• Exercise brief: Write out the listing below without alteration, omitting its pictures.
%%
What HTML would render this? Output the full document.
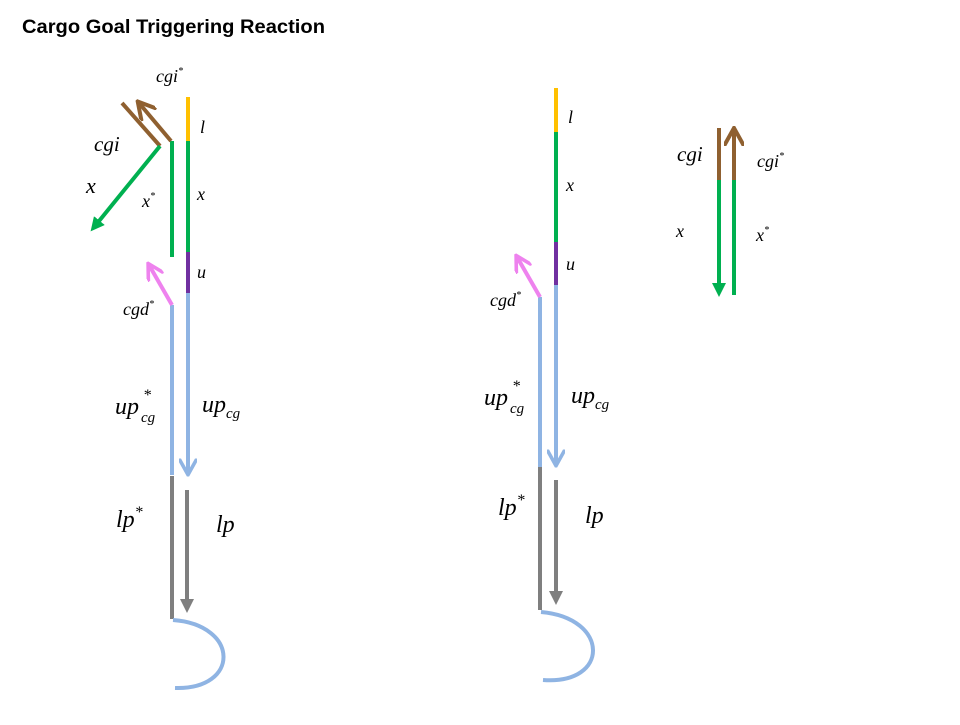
<!DOCTYPE html>
<html><head><meta charset="utf-8"><style>
body{margin:0;background:#fff;}
svg text{font-family:"Liberation Serif",serif;font-style:italic;fill:#000;}
</style></head><body>
<svg width="960" height="720" viewBox="0 0 960 720" xmlns="http://www.w3.org/2000/svg">
<defs>
<marker id="ag" viewBox="0 0 10 10" refX="5" refY="5" markerWidth="3.5" markerHeight="3.5" orient="auto"><path d="M0,0 L10,5 L0,10 z" fill="#00b050"/></marker>
<marker id="agr" viewBox="0 0 10 10" refX="5" refY="5" markerWidth="3.5" markerHeight="3.5" orient="auto"><path d="M0,0 L10,5 L0,10 z" fill="#7f7f7f"/></marker>
<marker id="ob" viewBox="0 0 10 10" refX="8" refY="5" markerWidth="5" markerHeight="5" orient="auto"><path d="M0,0 L9,5 L0,10" fill="none" stroke="#8f6030" stroke-width="2"/></marker>
<marker id="op" viewBox="0 0 10 10" refX="8" refY="5" markerWidth="4.5" markerHeight="4.5" orient="auto"><path d="M0,0 L9,5 L0,10" fill="none" stroke="#ee82ee" stroke-width="2"/></marker>
<marker id="obl" viewBox="0 0 10 10" refX="8" refY="5" markerWidth="4.5" markerHeight="4.5" orient="auto"><path d="M0,0 L9,5 L0,10" fill="none" stroke="#8fb4e3" stroke-width="2"/></marker>
</defs>
<text x="22" y="33" style="font-family:'Liberation Sans',sans-serif;font-style:normal;font-weight:bold;font-size:19px" textLength="303" lengthAdjust="spacingAndGlyphs">Cargo Goal Triggering Reaction</text>
<g fill="none" stroke-width="4">
<line x1="188" y1="97" x2="188" y2="141" stroke="#ffc000"/>
<line x1="188" y1="141" x2="188" y2="252" stroke="#00b050"/>
<line x1="188" y1="252" x2="188" y2="293" stroke="#7030a0"/>
<line x1="188" y1="293" x2="188" y2="473" stroke="#8fb4e3" marker-end="url(#obl)"/>
<line x1="187" y1="490" x2="187" y2="606" stroke="#7f7f7f" marker-end="url(#agr)"/>
<line x1="172" y1="141" x2="172" y2="257" stroke="#00b050"/>
<line x1="172" y1="305" x2="172" y2="475" stroke="#8fb4e3"/>
<line x1="172" y1="476" x2="172" y2="619" stroke="#7f7f7f"/>
<path d="M173,620 C240,625 240,690 175,688" stroke="#8fb4e3"/>
<line x1="171" y1="141" x2="139" y2="103" stroke="#8f6030" marker-end="url(#ob)"/>
<line x1="160" y1="146" x2="122" y2="103" stroke="#8f6030"/>
<line x1="160" y1="146" x2="95" y2="226" stroke="#00b050" marker-end="url(#ag)"/>
<line x1="172" y1="305" x2="149" y2="265" stroke="#ee82ee" marker-end="url(#op)"/>
<line x1="556" y1="88" x2="556" y2="132" stroke="#ffc000"/>
<line x1="556" y1="132" x2="556" y2="242" stroke="#00b050"/>
<line x1="556" y1="242" x2="556" y2="285" stroke="#7030a0"/>
<line x1="556" y1="285" x2="556" y2="464" stroke="#8fb4e3" marker-end="url(#obl)"/>
<line x1="556" y1="480" x2="556" y2="598" stroke="#7f7f7f" marker-end="url(#agr)"/>
<line x1="540" y1="297" x2="540" y2="467" stroke="#8fb4e3"/>
<line x1="540" y1="467" x2="540" y2="610" stroke="#7f7f7f"/>
<path d="M541,612 C610,618 610,685 543,680" stroke="#8fb4e3"/>
<line x1="540" y1="297" x2="517" y2="257" stroke="#ee82ee" marker-end="url(#op)"/>
<line x1="719" y1="128" x2="719" y2="180" stroke="#8f6030"/>
<line x1="719" y1="180" x2="719" y2="290" stroke="#00b050" marker-end="url(#ag)"/>
<line x1="734" y1="180" x2="734" y2="130" stroke="#8f6030" marker-end="url(#ob)"/>
<line x1="734" y1="180" x2="734" y2="295" stroke="#00b050"/>
</g>
<text x="156" y="82" font-size="18">cgi<tspan font-size="10" dy="-8">*</tspan></text>
<text x="200" y="133" font-size="18">l</text>
<text x="94" y="151" font-size="21">cgi</text>
<text x="86" y="193" font-size="22">x</text>
<text x="142" y="207" font-size="18">x<tspan font-size="10" dy="-8">*</tspan></text>
<text x="197" y="200" font-size="18">x</text>
<text x="197" y="278" font-size="18">u</text>
<text x="123" y="315" font-size="18">cgd<tspan font-size="10" dy="-8">*</tspan></text>
<text x="115" y="414" font-size="24">up</text><text x="143" y="400" font-size="16">*</text><text x="141" y="422" font-size="15">cg</text>
<text x="202" y="412" font-size="24">up<tspan font-size="15" dy="6">cg</tspan></text>
<text x="116" y="527" font-size="24">lp<tspan font-size="16" dy="-10">*</tspan></text>
<text x="216" y="532" font-size="24">lp</text>
<text x="568" y="123" font-size="18">l</text>
<text x="566" y="191" font-size="18">x</text>
<text x="566" y="270" font-size="18">u</text>
<text x="490" y="306" font-size="18">cgd<tspan font-size="10" dy="-8">*</tspan></text>
<text x="484" y="405" font-size="24">up</text><text x="512" y="391" font-size="16">*</text><text x="510" y="413" font-size="15">cg</text>
<text x="571" y="403" font-size="24">up<tspan font-size="15" dy="6">cg</tspan></text>
<text x="498" y="515" font-size="24">lp<tspan font-size="16" dy="-10">*</tspan></text>
<text x="585" y="523" font-size="24">lp</text>
<text x="677" y="161" font-size="21">cgi</text>
<text x="757" y="167" font-size="18">cgi<tspan font-size="10" dy="-8">*</tspan></text>
<text x="676" y="237" font-size="18">x</text>
<text x="756" y="241" font-size="18">x<tspan font-size="10" dy="-8">*</tspan></text>
</svg>
</body></html>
%%
• Solution to the problem:
What HTML would render this? Output the full document.
<!DOCTYPE html>
<html><head><meta charset="utf-8"><style>
body{margin:0;background:#fff;}
svg text{font-family:"Liberation Serif",serif;font-style:italic;fill:#000;}
</style></head><body>
<svg width="960" height="720" viewBox="0 0 960 720" xmlns="http://www.w3.org/2000/svg">
<defs>
<marker id="ag" viewBox="0 0 10 10" refX="5" refY="5" markerWidth="3.5" markerHeight="3.5" orient="auto"><path d="M0,0 L10,5 L0,10 z" fill="#00b050"/></marker>
<marker id="agr" viewBox="0 0 10 10" refX="5" refY="5" markerWidth="3.5" markerHeight="3.5" orient="auto"><path d="M0,0 L10,5 L0,10 z" fill="#7f7f7f"/></marker>
<marker id="ob" viewBox="0 0 10 10" refX="8" refY="5" markerWidth="5" markerHeight="5" orient="auto"><path d="M0,0 L9,5 L0,10" fill="none" stroke="#8f6030" stroke-width="2"/></marker>
<marker id="op" viewBox="0 0 10 10" refX="8" refY="5" markerWidth="4.5" markerHeight="4.5" orient="auto"><path d="M0,0 L9,5 L0,10" fill="none" stroke="#ee82ee" stroke-width="2"/></marker>
<marker id="obl" viewBox="0 0 10 10" refX="8" refY="5" markerWidth="4.5" markerHeight="4.5" orient="auto"><path d="M0,0 L9,5 L0,10" fill="none" stroke="#8fb4e3" stroke-width="2"/></marker>
</defs>
<text x="22" y="33" style="font-family:'Liberation Sans',sans-serif;font-style:normal;font-weight:bold;font-size:19px" textLength="303" lengthAdjust="spacingAndGlyphs">Cargo Goal Triggering Reaction</text>
<g fill="none" stroke-width="4">
<line x1="188" y1="97" x2="188" y2="141" stroke="#ffc000"/>
<line x1="188" y1="141" x2="188" y2="252" stroke="#00b050"/>
<line x1="188" y1="252" x2="188" y2="293" stroke="#7030a0"/>
<line x1="188" y1="293" x2="188" y2="473" stroke="#8fb4e3" marker-end="url(#obl)"/>
<line x1="187" y1="490" x2="187" y2="606" stroke="#7f7f7f" marker-end="url(#agr)"/>
<line x1="172" y1="141" x2="172" y2="257" stroke="#00b050"/>
<line x1="172" y1="305" x2="172" y2="475" stroke="#8fb4e3"/>
<line x1="172" y1="476" x2="172" y2="619" stroke="#7f7f7f"/>
<path d="M173,620 C240,625 240,690 175,688" stroke="#8fb4e3"/>
<line x1="171" y1="141" x2="139" y2="103" stroke="#8f6030" marker-end="url(#ob)"/>
<line x1="160" y1="146" x2="122" y2="103" stroke="#8f6030"/>
<line x1="160" y1="146" x2="95" y2="226" stroke="#00b050" marker-end="url(#ag)"/>
<line x1="172" y1="305" x2="149" y2="265" stroke="#ee82ee" marker-end="url(#op)"/>
<line x1="556" y1="88" x2="556" y2="132" stroke="#ffc000"/>
<line x1="556" y1="132" x2="556" y2="242" stroke="#00b050"/>
<line x1="556" y1="242" x2="556" y2="285" stroke="#7030a0"/>
<line x1="556" y1="285" x2="556" y2="464" stroke="#8fb4e3" marker-end="url(#obl)"/>
<line x1="556" y1="480" x2="556" y2="598" stroke="#7f7f7f" marker-end="url(#agr)"/>
<line x1="540" y1="297" x2="540" y2="467" stroke="#8fb4e3"/>
<line x1="540" y1="467" x2="540" y2="610" stroke="#7f7f7f"/>
<path d="M541,612 C610,618 610,685 543,680" stroke="#8fb4e3"/>
<line x1="540" y1="297" x2="517" y2="257" stroke="#ee82ee" marker-end="url(#op)"/>
<line x1="719" y1="128" x2="719" y2="180" stroke="#8f6030"/>
<line x1="719" y1="180" x2="719" y2="290" stroke="#00b050" marker-end="url(#ag)"/>
<line x1="734" y1="180" x2="734" y2="130" stroke="#8f6030" marker-end="url(#ob)"/>
<line x1="734" y1="180" x2="734" y2="295" stroke="#00b050"/>
</g>
<text x="156" y="82" font-size="18">cgi<tspan font-size="10" dy="-8">*</tspan></text>
<text x="200" y="133" font-size="18">l</text>
<text x="94" y="151" font-size="21">cgi</text>
<text x="86" y="193" font-size="22">x</text>
<text x="142" y="207" font-size="18">x<tspan font-size="10" dy="-8">*</tspan></text>
<text x="197" y="200" font-size="18">x</text>
<text x="197" y="278" font-size="18">u</text>
<text x="123" y="315" font-size="18">cgd<tspan font-size="10" dy="-8">*</tspan></text>
<text x="115" y="414" font-size="24">up</text><text x="143" y="400" font-size="16">*</text><text x="141" y="422" font-size="15">cg</text>
<text x="202" y="412" font-size="24">up<tspan font-size="15" dy="6">cg</tspan></text>
<text x="116" y="527" font-size="24">lp<tspan font-size="16" dy="-10">*</tspan></text>
<text x="216" y="532" font-size="24">lp</text>
<text x="568" y="123" font-size="18">l</text>
<text x="566" y="191" font-size="18">x</text>
<text x="566" y="270" font-size="18">u</text>
<text x="490" y="306" font-size="18">cgd<tspan font-size="10" dy="-8">*</tspan></text>
<text x="484" y="405" font-size="24">up</text><text x="512" y="391" font-size="16">*</text><text x="510" y="413" font-size="15">cg</text>
<text x="571" y="403" font-size="24">up<tspan font-size="15" dy="6">cg</tspan></text>
<text x="498" y="515" font-size="24">lp<tspan font-size="16" dy="-10">*</tspan></text>
<text x="585" y="523" font-size="24">lp</text>
<text x="677" y="161" font-size="21">cgi</text>
<text x="757" y="167" font-size="18">cgi<tspan font-size="10" dy="-8">*</tspan></text>
<text x="676" y="237" font-size="18">x</text>
<text x="756" y="241" font-size="18">x<tspan font-size="10" dy="-8">*</tspan></text>
</svg>
</body></html>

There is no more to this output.